Interactive Investor

Chart of the week: A share to double

13th June 2016 13:16

John Burford from interactive investor

There has rarely been a more reviled company in UK corporate history than Serco, the massive outsourcing operation. Its tentacles stretch into operating prisons, air-traffic centres, train lines and government defence contracts, asylum and immigrant detention centres and so on.

It has been accused of overcharging, including charging for tagging dead people(!) Morale of employees has plumbed new depths. An infamous documentary about the staff abuses in Yarl's Wood immigrant detention centre hit the Channel 4 airwaves.

And just yesterday, a school was reported to have been left with no phone service for three months due to Serco errors.

So, with the shares in freefall and sentiment at rock bottom, is this a classic "buy low, sell high" scenario?

As with any contrarian play, getting your timing right is crucial, but just look at the share history as shown in the monthly chart from 1997:

I have named it the Serco rollercoaster for obvious reasons. In the space of 20 years, the shares have moved from sub-100p to a high of around 700p, then back down to 100p in 2003. From there it rallied again, back to the near-700p level, where it peaked again in 2013. And from there, it has been downhill all the way back to the recent sub-100p low.

But note that both times the market has made it back to the 100p area, the reversal has been flagged by the very large momentum divergence (red bars). The question I have is: will history repeat again this time? Will the shares stage another huge rally?

There is a large momentum divergence built into the pattern and the market is moving off the lows, so the setup appears identical.

To get an idea, let's zoom in on the weekly chart:

First, the decline off the 2013 high has followed the lovely trading channel contained by my pink tramlines - until the bullish upper tramline break last year.

Second, the decline to the February 76p low was contained in the lovely ending wedge pattern (blue lines) - and the market broke decisively above that wedge on 25 May in an impulsive fashion; that is bullish.

Third, with these bullish signals, the first major target is now at the start of the wedge, which actually coincides with the Fibonacci 23% resistance level and the underside of the huge gap formed in November 2014. That is the 220-240p area.

And here is the daily chart of recent action:

For an ending wedge to be considered genuine, I must be able to count five clear waves inside it - and here they are. The most notable feature is the very shallow wave five. The other feature is that wave three is, as usual, long and strong.

Normally, the fifth wave approaches the lower blue line before reversing, but here buying pressure was just too great for that to occur. This indicates the reversal should be sharp.

Outlook

With this bullish setup, I expect a prompt test of the initial 220-240p target zone.
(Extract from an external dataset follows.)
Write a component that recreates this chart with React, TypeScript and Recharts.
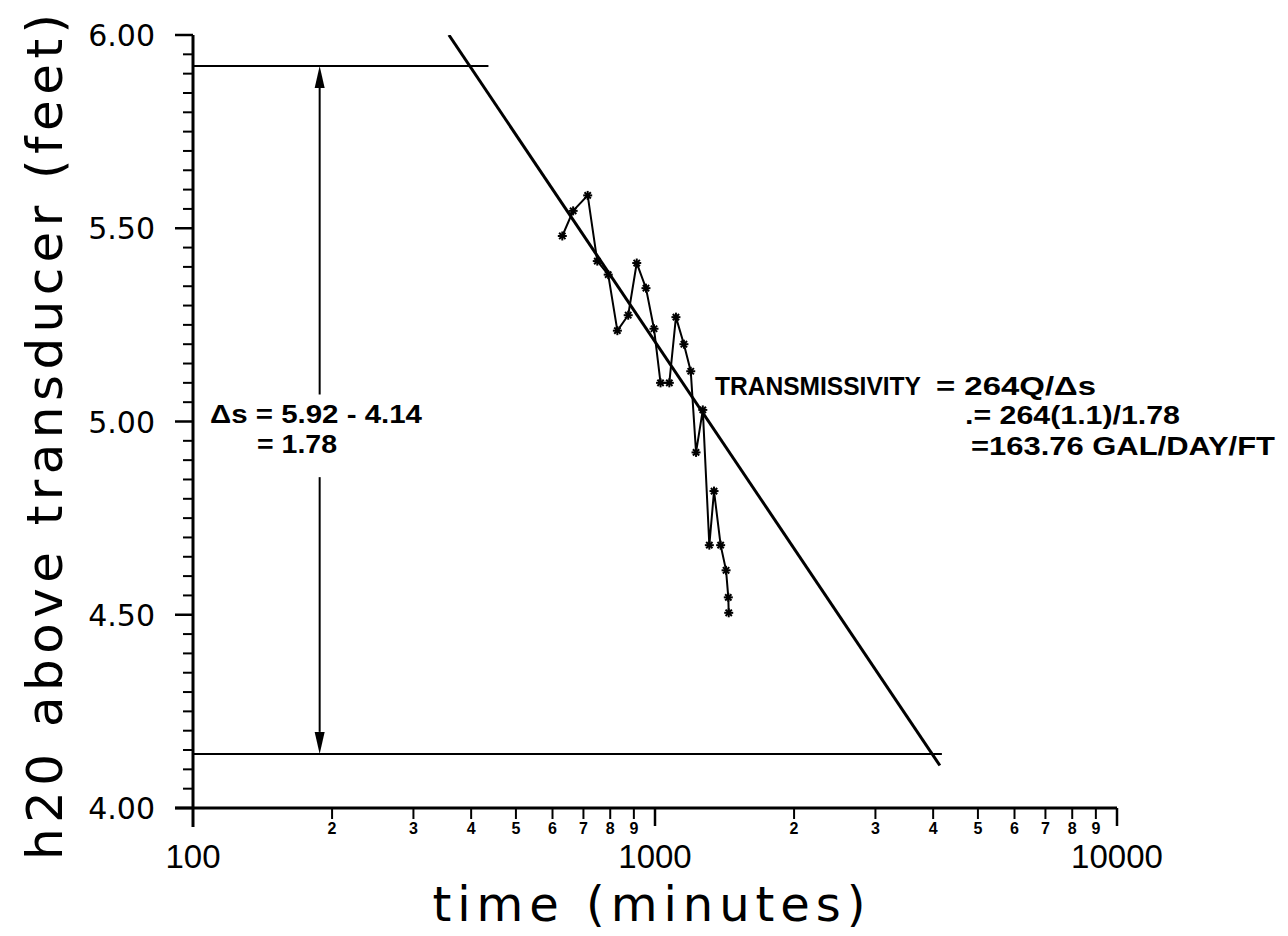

But if the market immediately falls back below the 100p level (on Brexit worries maybe), that would probably indicate a test of the upper blue line at around the 90p area and should set up a kiss and "scalded cat" bounce.

Update on Pearson

On 29 February, I updated Pearson and suggested that the share was due a major advance, perhaps towards the 1,000p area, using this chart as my guide:

My main target was the line of resistance at around 1,000p. My forecast was based on the A-B-C nature of the decline off the March 2015 high and the ending wedge shown. Here is the updated chart:

The market did indeed rally as I expected, but did not get very close to my 1,000p target. All it could manage was a rally to the 900p area, which was at the same level as the start of the wedge. Remember, my first target out of a wedge is to the start of it. This is an identical setup to that in Serco above.

But the market did hit my pink downtrend line of resistance last week and is currently bouncing off it.

Here is a close-up of that action:

The decline off the 900p level was in a three wave A-B-C form with a nice momentum divergence at the low, and that indicated the uptrend remains intact.

But with last week's decline, the market is currently in limbo as it awaits the 23-24 June 'Brexit' decision.

The decline could carry to the Fibonacci 62% support at around 750p and, if that occurs with a momentum divergence, my bullish stance would be enhanced. But if the market declines below 750p with force, a new test of the low at 650p appears likely.

As 'Brexit' day approaches, UK shares will remain very nervously traded.